Ini Perkara Harta Gono Gini yang Ditangani Adik Ipar Nurhadi dengan Fee Rp23 Miliar
Berita

Ini Perkara Harta Gono Gini yang Ditangani Adik Ipar Nurhadi dengan Fee Rp23 Miliar

Meski NO, tapi ada pertimbangan signifikan hakim PK yang menguntungkan klien Rahmat.

Aji Prasetyo
Bacaan 5 Menit

“Bahwa sebagai konsekuensi atau akibat hukum yang timbul dalam perceraian antara Penggugat dan Tergugat yang terdapat harta bersama, maka sesuai Pasal 35 Undang-Undang Republik Indonesia Nomor 1 Tahun 1974 tentang Perkawinan, maka harta benda yang diperoleh selama perkawinan menjadi harta bersama dan karenanya Penggugat berhak atas setengah bagian/50% atas harta bersama yang diperoleh selama perkawinan dan karena semula perkawinan antara Penggugat dan Tergugat dilangsungkan tidak ada perjanjian perkawinan mengenai pemisahan harta dan semua harta tersebut diperoleh selama perkawinan Penggugat dan Tergugat,” tulis memori PK yang juga tertera dalam putusan.
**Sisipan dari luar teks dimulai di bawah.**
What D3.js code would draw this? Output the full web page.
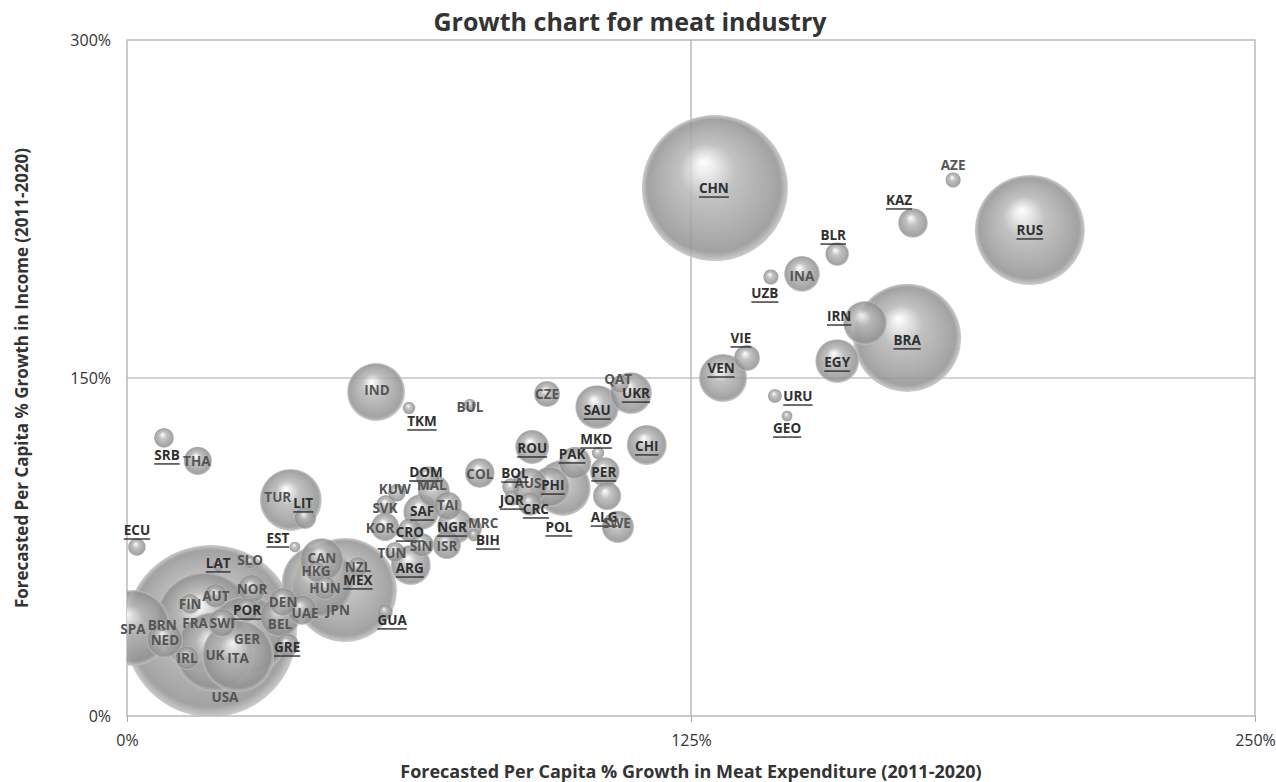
<!DOCTYPE html>
<html><head><meta charset="utf-8">
<script src="https://cdn.jsdelivr.net/npm/d3@7"></script>
<style>body{margin:0;background:#fff}</style>
</head><body>
<svg id="chart" width="1276" height="782"></svg>
<script>
const countries = ["USA","SPA","FRA","GER","UK","ITA","BRN","NED","FIN","AUT","NOR","SLO","LAT","POR","DEN","SWI","BEL","GRE","IRL","JPN","MEX","CAN","HKG","HUN","NZL","UAE","GUA","ECU","EST","TUR","LIT","SRB","THA","IND","TKM","BUL","CZE","SAU","UKR","QAT","CHI","MKD","PAK","ROU","PER","ALG","SWE","POL","PHI","AUS","BOL","JOR","CRC","COL","DOM","MAL","KUW","SVK","SAF","TAI","NGR","MRC","BIH","KOR","CRO","SIN","ISR","TUN","ARG","CHN","AZE","KAZ","RUS","BLR","INA","UZB","IRN","BRA","EGY","VIE","VEN","URU","GEO"];
// Forecasted per capita % growth in meat expenditure (2011-2020)
const meatGrowth = [18.6,1.3,17.3,26.6,19.5,24.6,7.8,8.4,14.0,19.7,27.7,27.3,20.2,26.6,34.6,21.1,33.9,35.5,13.3,48.3,42.3,43.2,41.9,43.9,51.2,38.8,57.2,2.2,37.2,36.3,39.5,8.2,15.7,55.2,62.5,76.0,93.1,104.2,111.7,109.3,115.2,104.4,99.3,89.8,105.9,106.4,108.8,96.6,93.7,89.3,85.1,85.3,89.3,78.2,66.7,68.0,59.8,57.4,65.2,71.1,72.7,76.5,76.9,57.2,62.7,65.4,70.9,59.4,62.9,130.3,183.1,174.2,200.1,157.4,149.6,142.7,163.6,172.9,157.4,137.4,132.1,143.6,146.3];
// Forecasted per capita % growth in income (2011-2020)
const incomeGrowth = [37.7,39.1,41.7,35.5,28.4,26.6,40.4,33.7,49.7,53.3,56.4,68.3,66.6,47.0,50.6,41.3,43.9,31.5,25.7,55.9,59.5,69.2,63.9,56.8,66.1,47.0,46.2,75.0,75.0,95.9,87.9,123.4,113.2,143.8,136.7,138.0,142.9,137.1,143.3,147.3,120.3,116.7,112.3,119.4,108.3,97.6,83.9,101.2,101.6,102.1,101.6,96.7,94.1,107.8,105.6,99.9,99.0,93.6,90.5,93.2,84.3,83.4,80.3,83.9,82.5,75.9,75.9,72.8,67.0,234.3,237.9,218.8,215.7,205.0,196.2,194.8,174.4,167.8,157.5,158.9,150.0,142.0,133.1];
// Bubble size: meat market size (relative units)
const marketSize = [740,144,250,160,160,130,4,32,10,14,20,4,3,14,20,20,40,14,14,270,130,48,10,14,10,22,6,8,3,96,12,10,20,84,4,4,17,48,44,8,40,4,26,29,22,20,26,78,40,32,8,6,14,22,14,26,8,10,32,20,32,10,4,20,14,14,20,10,40,533,6,22,302,14,32,6,48,292,48,17,58,5,3];
const underlinedLabels = ["ECU","EST","LAT","POR","GRE","GUA","MEX","SRB","LIT","DOM","SAF","CRO","NGR","BIH","ARG","JOR","CRC","POL","BOL","PHI","ROU","PAK","MKD","PER","ALG","CHI","SAU","UKR","TKM","VEN","VIE","URU","GEO","UZB","BLR","KAZ","CHN","RUS","IRN","BRA","EGY"];
const xTicks = [0,125,250];
const yTicks = [0,150,300];

// label placement (layout only, pixel offsets from bubble centre)
const labelOffsets = [[14,66],[0,1],[-10,1],[0,3],[0,3],[0,2],[0,0],[0,0],[0,0],[0,0],[0,0],[0,-2],[0,-3],[0,0],[0,0],[0,0],[0,7],[0,2],[0,0],[-7,20],[40,-2],[0,-2],[0,-1],[0,0],[0,0],[3,3],[7,8],[0,-17],[-17,-9],[-13,-3],[-2,-15],[3,17],[-1,0],[1,-2],[13,13],[0,2],[0,0],[0,3],[5,0],[-2,-5],[0,1],[-2,-14],[-3,-9],[0,1],[-1,0],[-3,21],[-1,-4],[-4,39],[3,-2],[-2,-3],[4,-14],[0,2],[6,5],[0,1],[-2,-6],[-2,-6],[-2,-4],[-1,3],[1,-1],[0,-1],[-3,1],[11,-5],[14,5],[-5,1],[0,2],[-1,1],[0,1],[-3,1],[-1,3],[-1,0],[0,-15],[-14,-23],[0,0],[-4,-19],[0,2],[-6,16],[-26,-7],[0,2],[0,1],[-6,-20],[-2,-10],[23,0],[0,12]];

const data = countries.map((c,i)=>({name:c,x:meatGrowth[i],y:incomeGrowth[i],s:marketSize[i],off:labelOffsets[i],u:underlinedLabels.includes(c)}));

const W=1276,H=782;
const m={left:127,right:21,top:40,bottom:66};
const svg=d3.select("#chart");
const x=d3.scaleLinear().domain([0,250]).range([m.left,W-m.right]);
const y=d3.scaleLinear().domain([0,300]).range([H-m.bottom,m.top]);
const r=d3.scaleSqrt().domain([0,d3.max(marketSize)]).range([0,86]);
const font="'Open Sans', 'DejaVu Sans', sans-serif";

const defs=svg.append("defs");
const g=defs.append("radialGradient").attr("id","sphere").attr("cx","50%").attr("cy","50%").attr("r","50%").attr("fx","42%").attr("fy","32%");
[[0,"#ffffff"],[0.12,"#eaeaea"],[0.38,"#b6b6b6"],[0.74,"#9d9d9d"],[0.91,"#909090"],[1,"#c2c2c2"]].forEach(s=>g.append("stop").attr("offset",s[0]).attr("stop-color",s[1]));
defs.append("clipPath").attr("id","plotclip").append("rect").attr("x",m.left).attr("y",m.top).attr("width",W-m.left-m.right).attr("height",H-m.top-m.bottom);

// frame and cross lines
const lineCol="#a8a8a8";
svg.append("rect").attr("x",m.left).attr("y",m.top).attr("width",W-m.left-m.right).attr("height",H-m.top-m.bottom).attr("fill","none").attr("stroke",lineCol).attr("stroke-width",1.2);
svg.append("line").attr("x1",x(125)).attr("x2",x(125)).attr("y1",y(0)).attr("y2",y(300)).attr("stroke",lineCol).attr("stroke-width",1.2);
svg.append("line").attr("x1",x(0)).attr("x2",x(250)).attr("y1",y(150)).attr("y2",y(150)).attr("stroke",lineCol).attr("stroke-width",1.2);

// axes
const xa=svg.append("g").attr("transform",`translate(0,${y(0)})`).call(d3.axisBottom(x).tickValues(xTicks).tickFormat(d=>d+"%").tickSize(6).tickPadding(13));
xa.select(".domain").remove();
xa.selectAll("line").attr("stroke",lineCol);
xa.selectAll("text").attr("font-family",font).attr("font-size",16).attr("fill","#333");
const ya=svg.append("g").attr("transform",`translate(${x(0)},0)`).call(d3.axisLeft(y).tickValues(yTicks).tickFormat(d=>d+"%").tickSize(0).tickPadding(16));
ya.select(".domain").remove();
ya.selectAll("text").attr("font-family",font).attr("font-size",16).attr("fill","#333");

// bubbles
const sorted=data.slice().sort((a,b)=>b.s-a.s);
svg.append("g").attr("clip-path","url(#plotclip)").selectAll("circle").data(sorted).join("circle")
  .attr("cx",d=>x(d.x)).attr("cy",d=>y(d.y)).attr("r",d=>r(d.s))
  .attr("fill","url(#sphere)").attr("fill-opacity",0.84);

// labels
const lg=svg.append("g");
data.forEach(d=>{
  const col=d.u?"#303030":"#555";
  const t=lg.append("text").attr("x",x(d.x)+d.off[0]).attr("y",y(d.y)+d.off[1]).attr("text-anchor","middle").attr("dominant-baseline","central")
    .attr("font-family",font).attr("font-weight","bold").attr("font-size",13.5).attr("fill",col).text(d.name);
  if(d.u){
    const w=t.node().getComputedTextLength();
    lg.append("line").attr("x1",x(d.x)+d.off[0]-w/2).attr("x2",x(d.x)+d.off[0]+w/2)
      .attr("y1",y(d.y)+d.off[1]+9).attr("y2",y(d.y)+d.off[1]+9).attr("stroke",col).attr("stroke-width",1.4);
  }
});

// titles
svg.append("text").attr("x",630).attr("y",31).attr("text-anchor","middle").attr("font-family",font).attr("font-weight","bold").attr("font-size",25).attr("fill","#333").text("Growth chart for meat industry");
svg.append("text").attr("x",x(125)).attr("y",778).attr("text-anchor","middle").attr("font-family",font).attr("font-weight","bold").attr("font-size",18).attr("fill","#333").text("Forecasted Per Capita % Growth in Meat Expenditure (2011-2020)");
svg.append("text").attr("transform",`translate(28,${y(150)}) rotate(-90)`).attr("text-anchor","middle").attr("font-family",font).attr("font-weight","bold").attr("font-size",17).attr("fill","#333").text("Forecasted Per Capita % Growth in Income (2011-2020)");
</script>
</body></html>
Apalagi melihat gelagat dari Tergugat dalam hal ini Freddy, penggugat yaitu Tjindrawati khawatir harta gono gini atau harta bersama tersebut di atas akan digelapkan atau dialihkan kepada orang lain. Oleh karena itu wajar apabila terhadap harta bersama tersebut dimohon kepada Ketua Majelis yang memeriksa dan mengadili perkara ini untuk meletakkan sita marital.
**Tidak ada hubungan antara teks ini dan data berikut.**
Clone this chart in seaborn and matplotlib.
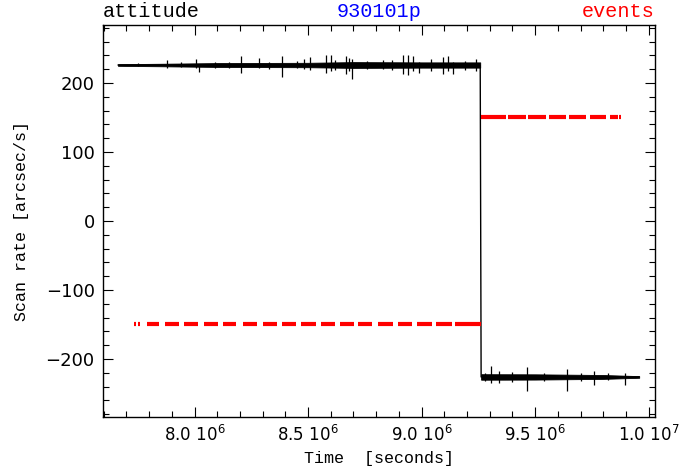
import numpy as np
import pandas as pd
import matplotlib
matplotlib.use("Agg")
import matplotlib.pyplot as plt
import seaborn as sns
from matplotlib.ticker import FixedLocator, MultipleLocator

# ---------------- data (times in units of 1e6 s) ----------------
# attitude scan rate: main trace (level before / after the turn-over)
att_time = [7.663, 9.258, 9.262, 9.958]
att_rate = [226.0, 226.0, -226.0, -226.0]

# noise band of the attitude trace (breakpoints and half-width, arcsec/s)
band_time_top = [7.663, 7.85, 8.10, 8.50, 8.70, 9.00, 9.258]
band_half_top = [1.2, 1.8, 2.8, 3.2, 4.2, 3.8, 3.8]
band_time_bot = [9.262, 9.50, 9.80, 9.958]
band_half_bot = [4.0, 3.8, 2.8, 1.2]

# spikes of the attitude trace: time, lowest and highest value
spike_time = [7.750, 7.880, 7.940, 8.005, 8.020, 8.090, 8.150, 8.204, 8.284, 8.330,
              8.387, 8.450, 8.482, 8.509, 8.578, 8.600, 8.620, 8.666, 8.680, 8.695,
              8.760, 8.830, 8.870, 8.916, 8.938, 8.960, 8.989, 9.040, 9.092, 9.114,
              9.136, 9.190, 9.239,
              9.280, 9.305, 9.342, 9.400, 9.466, 9.540, 9.638, 9.700, 9.760, 9.820,
              9.895]
spike_low = [224, 222, 223, 221, 216, 222, 222, 215, 221, 220,
             208.6, 221, 220, 219, 214, 218, 219, 212.5, 217, 206,
             220, 220, 219, 212.5, 211.5, 218, 214, 218, 212.5, 218,
             212.5, 219, 218,
             -232, -235, -235, -233, -246, -232, -247, -232, -238, -231,
             -238]
spike_high = [229, 233, 230, 234, 228, 231, 231, 239, 236.6, 231,
              239, 232, 235, 237.6, 240, 240.5, 233, 239, 236, 234,
              232, 233, 233, 240.5, 240.5, 239, 231, 234, 237.6, 239,
              230, 232, 235,
              -220, -210, -218, -219, -212, -220, -215, -220, -217, -221,
              -221]

# events: blocks of photon events (start, end) and their scan rate
ev_start = [7.7336, 7.7525, 7.7895, 7.8688, 7.9551, 8.0419, 8.1256, 8.2137, 8.3019,
            8.3869, 8.4706, 8.5560, 8.6411, 8.7217, 8.8098, 8.8966, 8.9790, 9.0653,
            9.1477,
            9.2596, 9.3812, 9.4701, 9.5592, 9.6481, 9.7402, 9.8292, 9.8705]
ev_end = [7.7437, 7.7600, 7.8437, 7.9318, 8.0168, 8.1036, 8.1842, 8.2754, 8.3622,
          8.4486, 8.5340, 8.6190, 8.7040, 8.7834, 8.8745, 8.9596, 9.0477, 9.1358,
          9.2609,
          9.3737, 9.4583, 9.5490, 9.6336, 9.7226, 9.8115, 9.8634, 9.8780]
ev_rate = [-150] * 19 + [150] * 8

x_ticks = [8.0, 8.5, 9.0, 9.5, 10.0]
x_tick_labels = ["8.0 $10^{6}$", "8.5 $10^{6}$", "9.0 $10^{6}$",
                 "9.5 $10^{6}$", "1.0 $10^{7}$"]
y_ticks = [-200, -100, 0, 100, 200]
y_tick_labels = ["\u2212200", "\u2212100", "0", "100", "200"]

# ---------------- figure ----------------
sns.set_style("ticks")
plt.rcParams["font.family"] = ["DejaVu Sans"]
plt.rcParams["mathtext.fontset"] = "dejavusans"
plt.rcParams["text.color"] = "black"
plt.rcParams["axes.labelcolor"] = "black"
plt.rcParams["xtick.color"] = "black"
plt.rcParams["ytick.color"] = "black"

fig = plt.figure(figsize=(6.83, 4.74), dpi=100)
ax = fig.add_axes([0.1508, 0.1203, 0.808, 0.827])

S = 1e6
# attitude noise bands
ax.fill_between(np.array(band_time_top) * S,
                226 - np.array(band_half_top), 226 + np.array(band_half_top),
                color="black", lw=0.6)
ax.fill_between(np.array(band_time_bot) * S,
                -226 - np.array(band_half_bot), -226 + np.array(band_half_bot),
                color="black", lw=0.6)
# spikes
ax.vlines(np.array(spike_time) * S, spike_low, spike_high, color="black", lw=0.9)
# main attitude trace
att_df = pd.DataFrame({"t": np.array(att_time) * S, "rate": att_rate})
sns.lineplot(data=att_df, x="t", y="rate", color="black", lw=1.0,
             sort=False, estimator=None, ax=ax)

# events
ev_rows = []
for i, (s, e, r) in enumerate(zip(ev_start, ev_end, ev_rate)):
    ev_rows.append({"block": i, "t": s * S, "rate": r})
    ev_rows.append({"block": i, "t": e * S, "rate": r})
ev_df = pd.DataFrame(ev_rows)
sns.lineplot(data=ev_df, x="t", y="rate", units="block", estimator=None,
             color="red", lw=3.0, solid_capstyle="butt", ax=ax)

ax.set_xlim(7.597e6, 10.027e6)
ax.set_ylim(-284, 284)

ax.xaxis.set_major_locator(FixedLocator(np.array(x_ticks) * S))
ax.set_xticklabels(x_tick_labels)
ax.xaxis.set_minor_locator(MultipleLocator(0.1e6))
ax.yaxis.set_major_locator(FixedLocator(y_ticks))
ax.yaxis.set_minor_locator(MultipleLocator(20))
ax.set_yticklabels(y_tick_labels)

ax.tick_params(which="both", direction="in", top=True, right=True,
               color="black", labelcolor="black", width=0.8, pad=6)
ax.tick_params(axis="y", labelsize=13)
ax.tick_params(axis="x", labelsize=12)
ax.tick_params(which="major", length=7)
ax.tick_params(which="minor", length=4)
for sp in ax.spines.values():
    sp.set_visible(True)
    sp.set_linewidth(1.0)
    sp.set_color("black")

title_font = ["Liberation Mono", "DejaVu Sans Mono"]
ax.set_xlabel("Time  [seconds]", fontsize=12, family=title_font, labelpad=4,
              color="black")
ax.set_ylabel("Scan rate [arcsec/s]", fontsize=12, family=title_font,
              labelpad=12, color="black")

ax.text(0.0, 1.01, "attitude", transform=ax.transAxes, ha="left", va="bottom",
        fontsize=14.5, family=title_font, color="black")
ax.text(0.5, 1.01, "930101p", transform=ax.transAxes, ha="center", va="bottom",
        fontsize=14.5, family=title_font, color="blue")
ax.text(1.0, 1.01, "events", transform=ax.transAxes, ha="right", va="bottom",
        fontsize=14.5, family=title_font, color="red")

fig.savefig("out.png", dpi=100)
Bahwa kekhawatiran tersebut di atas adalah sangat beralasan karena akhir-akhir ini Tergugat ingin menjual atau mengalihkan kepada pihak lain berikut tanah, bangunan, mobil-mobil dan uang yang terletak pada bank-bank tersebut sebagaimana dimaksud di atas dengan berbagai cara. Petitum dalam gugatan ini yaitu; mengabulkan gugatan untuk seluruhnya, menyatakan harta-harta yang dimaksud diatas dibagi rata masing-masing 50 persen, meletakkan dan menyatakan sita marital terhadap harta bersama yang dimaksud.

Putusan pengadilan

Pada tingkat pertama, PN Bandung menolak gugatan dalam konvensi Tjindrawati tetapi menerima gugatan rekonvensi yang diajukan Freddy dengan menyatakan sah secara hukum Akta Perjanjian Perkawinan No. 66 tertanggal 27 Januari 1994, yang telah dibuat di hadapan Albertus Sutjipto Budihardjoputra, SH, Notaris di Bandung.
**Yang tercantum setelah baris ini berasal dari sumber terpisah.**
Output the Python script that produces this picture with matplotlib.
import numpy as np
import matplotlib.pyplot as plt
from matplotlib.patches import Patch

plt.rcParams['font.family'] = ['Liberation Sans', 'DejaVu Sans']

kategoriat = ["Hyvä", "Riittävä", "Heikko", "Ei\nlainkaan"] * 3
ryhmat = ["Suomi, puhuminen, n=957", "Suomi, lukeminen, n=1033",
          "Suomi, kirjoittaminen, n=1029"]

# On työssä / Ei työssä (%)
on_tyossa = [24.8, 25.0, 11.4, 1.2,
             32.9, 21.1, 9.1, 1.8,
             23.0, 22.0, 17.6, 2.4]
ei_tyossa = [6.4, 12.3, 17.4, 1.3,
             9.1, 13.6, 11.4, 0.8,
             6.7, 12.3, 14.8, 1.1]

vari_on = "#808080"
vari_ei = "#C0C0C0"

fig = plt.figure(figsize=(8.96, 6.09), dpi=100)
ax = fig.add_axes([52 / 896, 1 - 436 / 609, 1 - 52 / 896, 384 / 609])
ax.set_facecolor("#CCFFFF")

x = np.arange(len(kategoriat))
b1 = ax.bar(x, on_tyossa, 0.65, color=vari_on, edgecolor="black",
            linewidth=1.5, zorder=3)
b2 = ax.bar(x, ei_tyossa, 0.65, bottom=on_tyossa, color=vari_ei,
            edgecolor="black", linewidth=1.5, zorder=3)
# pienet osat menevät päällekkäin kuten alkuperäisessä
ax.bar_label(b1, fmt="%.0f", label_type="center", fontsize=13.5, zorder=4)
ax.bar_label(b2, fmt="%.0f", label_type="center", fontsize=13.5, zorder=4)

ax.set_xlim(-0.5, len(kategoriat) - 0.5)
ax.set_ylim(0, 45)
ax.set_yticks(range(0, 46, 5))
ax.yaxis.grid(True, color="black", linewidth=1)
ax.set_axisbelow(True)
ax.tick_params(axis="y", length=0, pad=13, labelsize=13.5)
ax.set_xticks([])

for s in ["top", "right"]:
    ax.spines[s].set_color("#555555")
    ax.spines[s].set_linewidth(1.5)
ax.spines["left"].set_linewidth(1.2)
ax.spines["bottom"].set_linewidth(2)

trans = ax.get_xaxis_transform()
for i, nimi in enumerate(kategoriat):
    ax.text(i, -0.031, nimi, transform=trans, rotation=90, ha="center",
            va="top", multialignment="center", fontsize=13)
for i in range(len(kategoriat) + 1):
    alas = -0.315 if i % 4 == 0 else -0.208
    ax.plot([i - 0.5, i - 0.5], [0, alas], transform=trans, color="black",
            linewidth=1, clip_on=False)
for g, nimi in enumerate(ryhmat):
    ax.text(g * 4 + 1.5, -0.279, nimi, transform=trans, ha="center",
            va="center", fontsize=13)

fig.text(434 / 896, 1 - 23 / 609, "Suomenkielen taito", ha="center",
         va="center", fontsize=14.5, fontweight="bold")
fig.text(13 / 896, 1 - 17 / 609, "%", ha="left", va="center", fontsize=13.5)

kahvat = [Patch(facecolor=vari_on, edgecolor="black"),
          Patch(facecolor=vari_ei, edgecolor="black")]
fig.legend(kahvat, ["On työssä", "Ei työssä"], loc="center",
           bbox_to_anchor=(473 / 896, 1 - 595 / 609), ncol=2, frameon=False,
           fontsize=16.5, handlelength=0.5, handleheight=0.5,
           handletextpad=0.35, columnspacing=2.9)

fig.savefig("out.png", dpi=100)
Dalam pertimbangannya, majelis yang dipimpin H. Nur Hakim ini menyatakan Akta Perjanjian Perkawinan No. 66 tertanggal 27 Januari 1994 adalah fakta bahwa perjanjian perkawinan Penggugat dan Tergugat tersebut dibuat oleh Penggugat dan Tergugat di hadapan Albertus Sutjipto Budihardjoputra, SH selaku Notaris di Bandung. Dan adalah fakta bahwa isi perjanjian perkawinan bukti tersebut dibuat dengan tidak melanggar batas-batas hukum yang berlaku, agama dan kesusilaan

“Menimbang, bahwa berdasarkan bukti T-13 yakni berupa Surat dari Dinas Kependudukan dan Pencatatan Sipil Pemerintah Kota Bandung No. 470/1913- Disdukcapil, tertanggal 08 Desember 2011, perihal “Perjanjian Perkawinan”, jelas adalah fakta bahwa Pegawai Pencatat Perkawinan dari Dinas Kependudukan dan Pencatatan Sipil Pemerintah Kota hanya melakukan pencatatan atas suatu perjanjian perkawinan,” terang majelis dalam putusan Nomor 285/PDT/G/2011/PN.BDG.

Hal ini berarti tindakan pengesahan yang berupa hanya pencatatan tersebut bukanlah mengenai keabsahan dari suatu perjanjian perkawinan, dan pencatatan tersebut tidak mempengaruhi berlakunya perjanjian perkawinan diantara para pihak dalam perjanjian perkawinan tersebut, namun pencatatan tersebut adalah menyangkut berlakunya perjanjian perkawinan terhadap pihak ketiga yang tersangkut.